KS: You’ve stated that you’re attempting to “restructure the Eurocentric tradition of portraiture.” Could you elaborate on what you mean by that?
KH: The Eurocentric tradition of portraiture is based around depicting those of royalty or the upper-class through realistic oil paintings. However, this creates a false narrative and limits who is worthy of being historicized as well as how a portrait can be depicted. My work looks to challenge, restructure, and expand upon the traditions of portraiture to depict those who would otherwise be unknown. Currently, my work looks inwards at my own familiar experience and attempts to capture the physicality and interiority of distant relatives. I use drawing and painting as a direct correlation to the traditions of portraiture, but to depict those would otherwise be unknown. Whereas I use collage to challenge the traditions of how a portrait is created through a new means to describe the interiority of the individual.
KS: Your work investigates your own family’s financial history and heritage.
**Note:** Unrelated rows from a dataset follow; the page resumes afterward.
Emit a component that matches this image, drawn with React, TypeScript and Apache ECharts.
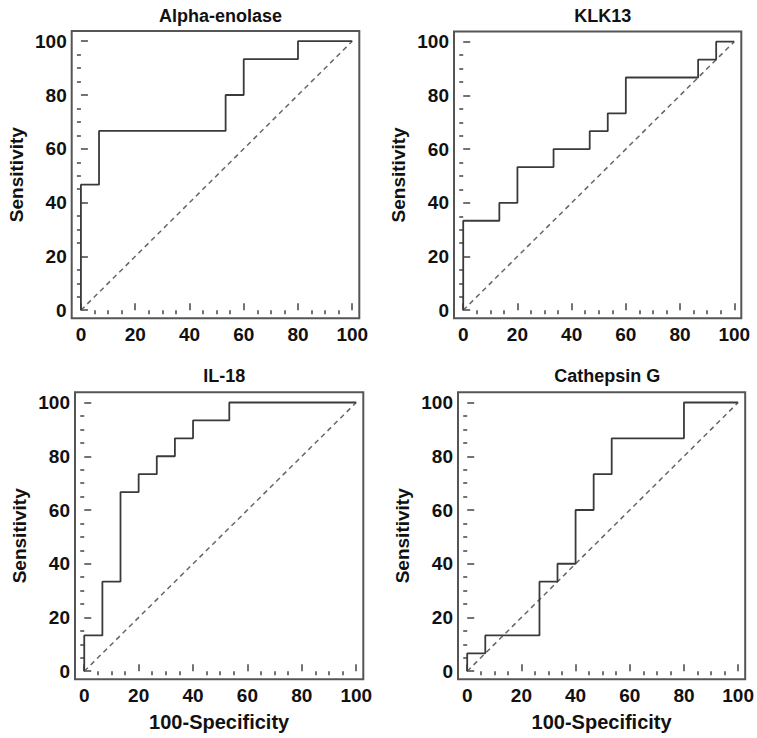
import React, { useEffect, useRef } from "react";
import * as echarts from "echarts";

const panelTitles = ["Alpha-enolase", "KLK13", "IL-18", "Cathepsin G"];

const alphaFpr = [0, 0, 6.67, 53.33, 60, 80, 100];
const alphaSens = [0, 46.67, 66.67, 80, 93.33, 100, 100];

const klkFpr = [0, 0, 13.33, 20, 33.33, 46.67, 53.33, 60, 86.67, 93.33, 100];
const klkSens = [0, 33.33, 40, 53.33, 60, 66.67, 73.33, 86.67, 93.33, 100, 100];

const il18Fpr = [0, 0, 6.67, 13.33, 20, 26.67, 33.33, 40, 53.33, 100];
const il18Sens = [0, 13.33, 33.33, 66.67, 73.33, 80, 86.67, 93.33, 100, 100];

const cathFpr = [0, 0, 6.67, 26.67, 33.33, 40, 46.67, 53.33, 80, 100];
const cathSens = [0, 6.67, 13.33, 33.33, 40, 60, 73.33, 86.67, 100, 100];

const majorTicks = [0, 20, 40, 60, 80, 100];
const minorTicks = [5, 10, 15, 25, 30, 35, 45, 50, 55, 65, 70, 75, 85, 90, 95];
const diagonal = [0, 100];

const xAxisName = "100-Specificity";
const yAxisName = "Sensitivity";

const panelFpr = [alphaFpr, klkFpr, il18Fpr, cathFpr];
const panelSens = [alphaSens, klkSens, il18Sens, cathSens];

const grids = [
  { left: 71.7, top: 31, width: 287.6, height: 287.3 },
  { left: 454, top: 31.5, width: 287.3, height: 286.8 },
  { left: 75, top: 392.3, width: 288.3, height: 287 },
  { left: 458, top: 392.3, width: 288.3, height: 287 },
];

const X_MIN = -3.4;
const X_MAX = 102.6;
const Y_MIN = -3;
const Y_MAX = 103.8;
const FONT = "'Liberation Sans', Arial, sans-serif";
const TEXT = "#111";

export default function App() {
  const ref = useRef<HTMLDivElement>(null);
  useEffect(() => {
    if (!ref.current) return;
    const chart = echarts.init(ref.current, null, { renderer: "svg" });
    const grid: any[] = [];
    const xAxis: any[] = [];
    const yAxis: any[] = [];
    const series: any[] = [];
    const title: any[] = [];
    grids.forEach((g, i) => {
      grid.push({
        ...g,
        show: true,
        borderColor: "#555",
        borderWidth: 2,
        backgroundColor: "transparent",
      });
      title.push({
        text: panelTitles[i],
        left: g.left + g.width / 2,
        top: i >= 2 ? 362 : 2,
        textAlign: "center",
        textStyle: { fontFamily: FONT, fontSize: 18, fontWeight: "bold", color: TEXT },
      });
      const bottomRow = i >= 2;
      xAxis.push({
        type: "value",
        gridIndex: i,
        min: X_MIN,
        max: X_MAX,
        axisLine: { show: false },
        splitLine: { show: false },
        axisTick: {
          show: true,
          inside: true,
          length: 7,
          customValues: majorTicks,
          lineStyle: { color: "#444", width: 1.5 },
        },
        axisLabel: {
          customValues: majorTicks,
          margin: 7,
          fontFamily: FONT,
          fontSize: 19,
          fontWeight: "bold",
          color: TEXT,
        },
        name: bottomRow ? xAxisName : "",
        nameLocation: "middle",
        nameGap: 33,
        nameTextStyle: { fontFamily: FONT, fontSize: 20, fontWeight: "bold", color: TEXT },
      });
      xAxis.push({
        type: "value",
        gridIndex: i,
        min: X_MIN,
        max: X_MAX,
        axisLine: { show: false },
        splitLine: { show: false },
        axisTick: {
          show: true,
          inside: true,
          length: 4,
          customValues: minorTicks,
          lineStyle: { color: "#444", width: 1.5 },
        },
        axisLabel: { show: false },
      });
      yAxis.push({
        type: "value",
        gridIndex: i,
        min: Y_MIN,
        max: Y_MAX,
        axisLine: { show: false },
        splitLine: { show: false },
        axisTick: {
          show: true,
          inside: true,
          length: 7,
          customValues: majorTicks,
          lineStyle: { color: "#444", width: 1.5 },
        },
        axisLabel: {
          customValues: majorTicks,
          margin: 5,
          fontFamily: FONT,
          fontSize: 19,
          fontWeight: "bold",
          color: TEXT,
        },
        name: yAxisName,
        nameLocation: "middle",
        nameGap: 46,
        nameTextStyle: { fontFamily: FONT, fontSize: 19, fontWeight: "bold", color: TEXT },
      });
      yAxis.push({
        type: "value",
        gridIndex: i,
        min: Y_MIN,
        max: Y_MAX,
        axisLine: { show: false },
        splitLine: { show: false },
        axisTick: {
          show: true,
          inside: true,
          length: 4,
          customValues: minorTicks,
          lineStyle: { color: "#444", width: 1.5 },
        },
        axisLabel: { show: false },
      });
      series.push({
        type: "line",
        xAxisIndex: i * 2,
        yAxisIndex: i * 2,
        data: [
          [diagonal[0], diagonal[0]],
          [diagonal[1], diagonal[1]],
        ],
        showSymbol: false,
        symbol: "none",
        silent: true,
        lineStyle: { color: "#666", width: 1.5, type: [5, 4] },
      });
      series.push({
        type: "line",
        xAxisIndex: i * 2,
        yAxisIndex: i * 2,
        step: "end",
        data: panelFpr[i].map((x, k) => [x, panelSens[i][k]]),
        showSymbol: false,
        symbol: "none",
        silent: true,
        lineStyle: { color: "#3a3a3a", width: 1.8 },
      });
    });
    chart.setOption({
      animation: false,
      backgroundColor: "#fff",
      title,
      grid,
      xAxis,
      yAxis,
      series,
    });
    return () => chart.dispose();
  }, []);
  return (
    <div
      ref={ref}
      style={{ position: "absolute", left: 0, top: 0, width: 757, height: 738 }}
    />
  );
}
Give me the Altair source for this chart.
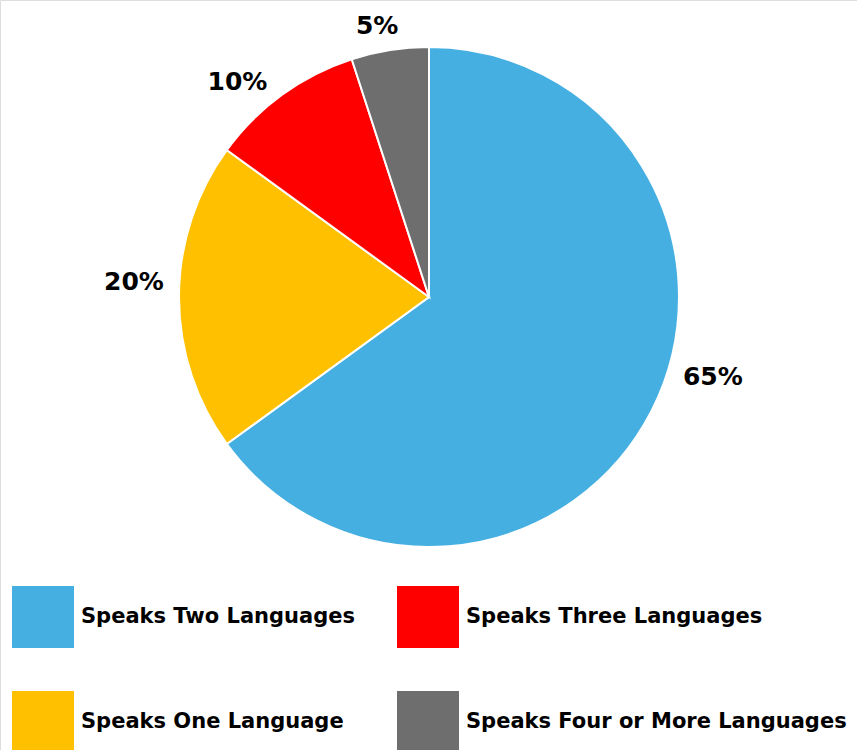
import altair as alt
import pandas as pd

categories = ["Speaks Two Languages", "Speaks One Language", "Speaks Three Languages", "Speaks Four or More Languages"]
shares = [65, 20, 10, 5]
labels = ["65%", "20%", "10%", "5%"]
colors = ["#46AFE2", "#FFC000", "#FF0000", "#6E6E6E"]

df = pd.DataFrame({"category": categories, "share": shares, "label": labels, "order": list(range(len(categories)))})

CX, CY, R = 429, 297, 250
FONT = "DejaVu Sans"

color = alt.Color(
    "category:N",
    scale=alt.Scale(domain=categories, range=colors),
    legend=alt.Legend(
        title=None, orient="none", legendX=12, legendY=586, columns=2,
        symbolType="square", symbolSize=3844, symbolStrokeWidth=0, symbolOpacity=1,
        labelFont=FONT, labelFontWeight="bold", labelFontSize=21, labelColor="black",
        labelOffset=7, labelLimit=600, rowPadding=43, columnPadding=42,
    ),
)

base = alt.Chart(df).encode(
    theta=alt.Theta("share:Q", stack=True),
    order=alt.Order("order:Q"),
)

pie = base.mark_arc(stroke="white", strokeWidth=2).encode(
    color=color, x=alt.value(CX), y=alt.value(CY), radius=alt.value(R)
)

# per-label nudges (styling only)
nudges = {"65%": (21, -54), "20%": (0, -15), "10%": (-27, 12), "5%": (-8, 6)}
radii = {"65%": 295, "20%": 295, "10%": 280, "5%": 280}

text_layers = []
for lab in labels:
    dx, dy = nudges[lab]
    t = base.mark_text(
        font=FONT, fontWeight="bold", fontSize=25, color="black", dx=dx, dy=dy
    ).encode(
        text="label:N", x=alt.value(CX), y=alt.value(CY), radius=alt.value(radii[lab]),
        opacity=alt.condition(alt.datum.label == lab, alt.value(1), alt.value(0)),
    )
    text_layers.append(t)

chart = alt.layer(pie, *text_layers).properties(
    width=857, height=750, autosize=alt.AutoSizeParams(type="none"), padding=0
).configure_view(stroke=None).configure(background="white")

chart.save("out.html", embed_options={"renderer": "svg", "actions": False})
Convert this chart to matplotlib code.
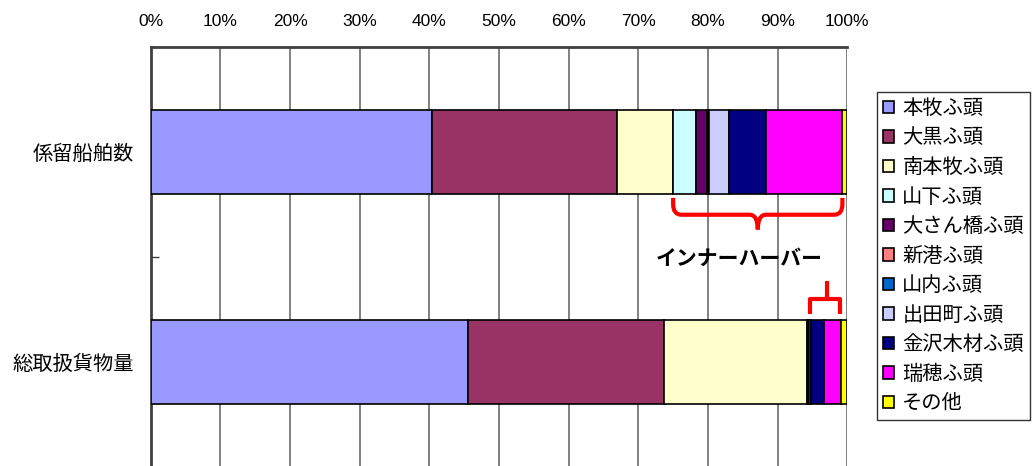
import matplotlib
matplotlib.use("Agg")
import matplotlib.pyplot as plt
from matplotlib.path import Path
from matplotlib.patches import PathPatch
import numpy as np

plt.rcParams['font.family'] = ['Noto Sans CJK JP', 'DejaVu Sans']

categories = ["係留船舶数", "総取扱貨物量"]
series_names = ["本牧ふ頭", "大黒ふ頭", "南本牧ふ頭", "山下ふ頭", "大さん橋ふ頭", "新港ふ頭",
                "山内ふ頭", "出田町ふ頭", "金沢木材ふ頭", "瑞穂ふ頭", "その他"]
mooring = [40.4, 26.5, 8.1, 3.3, 1.6, 0.1, 0.2, 2.8, 5.4, 10.9, 0.7]
cargo = [45.6, 28.1, 20.5, 0.15, 0.05, 0.05, 0.1, 0.3, 1.75, 2.5, 0.9]
colors = ["#9999FF", "#993366", "#FFFFCC", "#CCFFFF", "#660066", "#FF8080",
          "#0066CC", "#CCCCFF", "#000080", "#FF00FF", "#FFFF00"]
xticks = list(range(0, 101, 10))
xtick_labels = [f"{v}%" for v in xticks]
inner_label = "インナーハーバー"

fig = plt.figure(figsize=(10.33, 4.66), dpi=100)
ax = fig.add_axes([0.1459, -0.002, 0.6743, 0.902])

data = np.array([mooring, cargo])
ypos = np.arange(len(categories))
left = np.zeros(len(categories))
handles = []
for i, name in enumerate(series_names):
    h = ax.barh(ypos, data[:, i], left=left, height=0.4, color=colors[i],
                edgecolor="black", linewidth=1.2, label=name, zorder=3)
    handles.append(h)
    left = left + data[:, i]

ax.set_xlim(0, 100)
ax.set_ylim(1.5, -0.5)
ax.xaxis.tick_top()
ax.set_xticks(xticks)
ax.set_xticklabels(xtick_labels, fontsize=12.5, family=['Liberation Sans', 'DejaVu Sans'])
ax.tick_params(axis='x', length=0, pad=13)
ax.set_yticks(ypos)
ax.set_yticklabels(categories, fontsize=14.6)
ax.tick_params(axis='y', length=0, pad=12)
ax.set_yticks([0.5], minor=True)
ax.tick_params(axis='y', which='minor', direction='in', length=6, width=1, color='#404040')
ax.grid(axis='x', color='#808080', linewidth=1.4, zorder=0)
ax.set_axisbelow(True)
for s in ['right', 'bottom']:
    ax.spines[s].set_visible(False)
for s in ['left', 'top']:
    ax.spines[s].set_color('#404040')
    ax.spines[s].set_linewidth(2)

# brace under top bar (inner harbor: 山下 .. 瑞穂)
cum_top = np.concatenate([[0], np.cumsum(mooring)])
cum_bot = np.concatenate([[0], np.cumsum(cargo)])
x0, x1 = cum_top[3], cum_top[10]
xm = (x0 + x1) / 2
y0 = 0.22
yh = 0.3
r = 1.2
ry = 0.05


def half(xa, xb, sgn):
    v = [(xa, y0), (xa, yh - ry), (xa, yh), (xa + sgn * r, yh), (xb - sgn * r, yh), (xb, yh), (xb, yh + 0.07)]
    c = [Path.MOVETO, Path.LINETO, Path.CURVE3, Path.CURVE3, Path.LINETO, Path.CURVE3, Path.CURVE3]
    return v, c


v1, c1 = half(x0, xm, 1)
v2, c2 = half(x1, xm, -1)
ax.add_patch(PathPatch(Path(v1 + v2, c1 + c2), fill=False, edgecolor='red', linewidth=3,
                       capstyle='butt', zorder=5, clip_on=False))
ax.text(xm - 2.7, 0.505, inner_label, ha='center', va='center', fontsize=15, fontweight='bold', zorder=6)

# small bracket above bottom bar
b0, b1 = cum_bot[3], cum_bot[10]
bm = (b0 + b1) / 2 + 0.4
yb = 0.77
yt = 0.7
verts2 = [(b0 + 0.5, yb), (b0 + 0.5, yt), (b1 - 0.2, yt), (b1 - 0.2, yb),
          (bm, yt), (bm, yt - 0.085)]
codes2 = [Path.MOVETO, Path.LINETO, Path.LINETO, Path.LINETO, Path.MOVETO, Path.LINETO]
ax.add_patch(PathPatch(Path(verts2, codes2), fill=False, edgecolor='red', linewidth=3,
                       joinstyle='round', zorder=5, clip_on=False))

leg = fig.legend(handles=handles, labels=series_names, loc='upper left',
                 bbox_to_anchor=(877 / 1033, 1 - 92 / 466), fontsize=14.6,
                 frameon=True, fancybox=False, edgecolor='black', handlelength=0.55,
                 handleheight=0.55, handletextpad=0.4, labelspacing=0.42, borderpad=0.3,
                 borderaxespad=0)
leg.get_frame().set_linewidth(1)

fig.savefig("out.png", dpi=100)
What kind of research do you do in the process of creating a piece?
KH: It is much easier to research my family’s financial history than my family’s heritage. When it comes to money, the banks, businesses, and government do a really good job of having everything documented. My parents had a cabinet in their home where they would keep every bill they ever received, so researching that is quite easy. When researching my family’s heritage, it is a little more difficult, but it always begins with an old photo album that my grandmother who we all called “Mam” had put together. I will flip through the book and when I find an image that is compelling, I fall down the rabbit hole. I will try to find other photos of that individual and any notes written about them. Unfortunately, any internet search I do often provides very little insight if any, and since many of my relatives who may know anything have since passed away, I rely heavily on what my parents know. The research is continuing, but now I am documenting everything I learn so that there is some account of it all.
KS: How has this research, as well as your artistic practice overall, influenced how you view your own identity?
KH: My identity will always be an ongoing investigation, as I continue to grow and learn more about my family’s financial history and heritage. But it has become clearer to me how the historical context of cultural influences and genealogy have shaped my interiority of identity. My parents, grandparents, great-grandparents, and great-great-grandparents were all manual laborers. So being born into, growing up in, and living in a working-class family has enabled me to appreciate the labor-intensive means to have a sustainable life. All the research has allowed me to gain a more comprehensive idea of my relatives’ upbringing as well as my own and begin to understand why I perceive the world the way I do.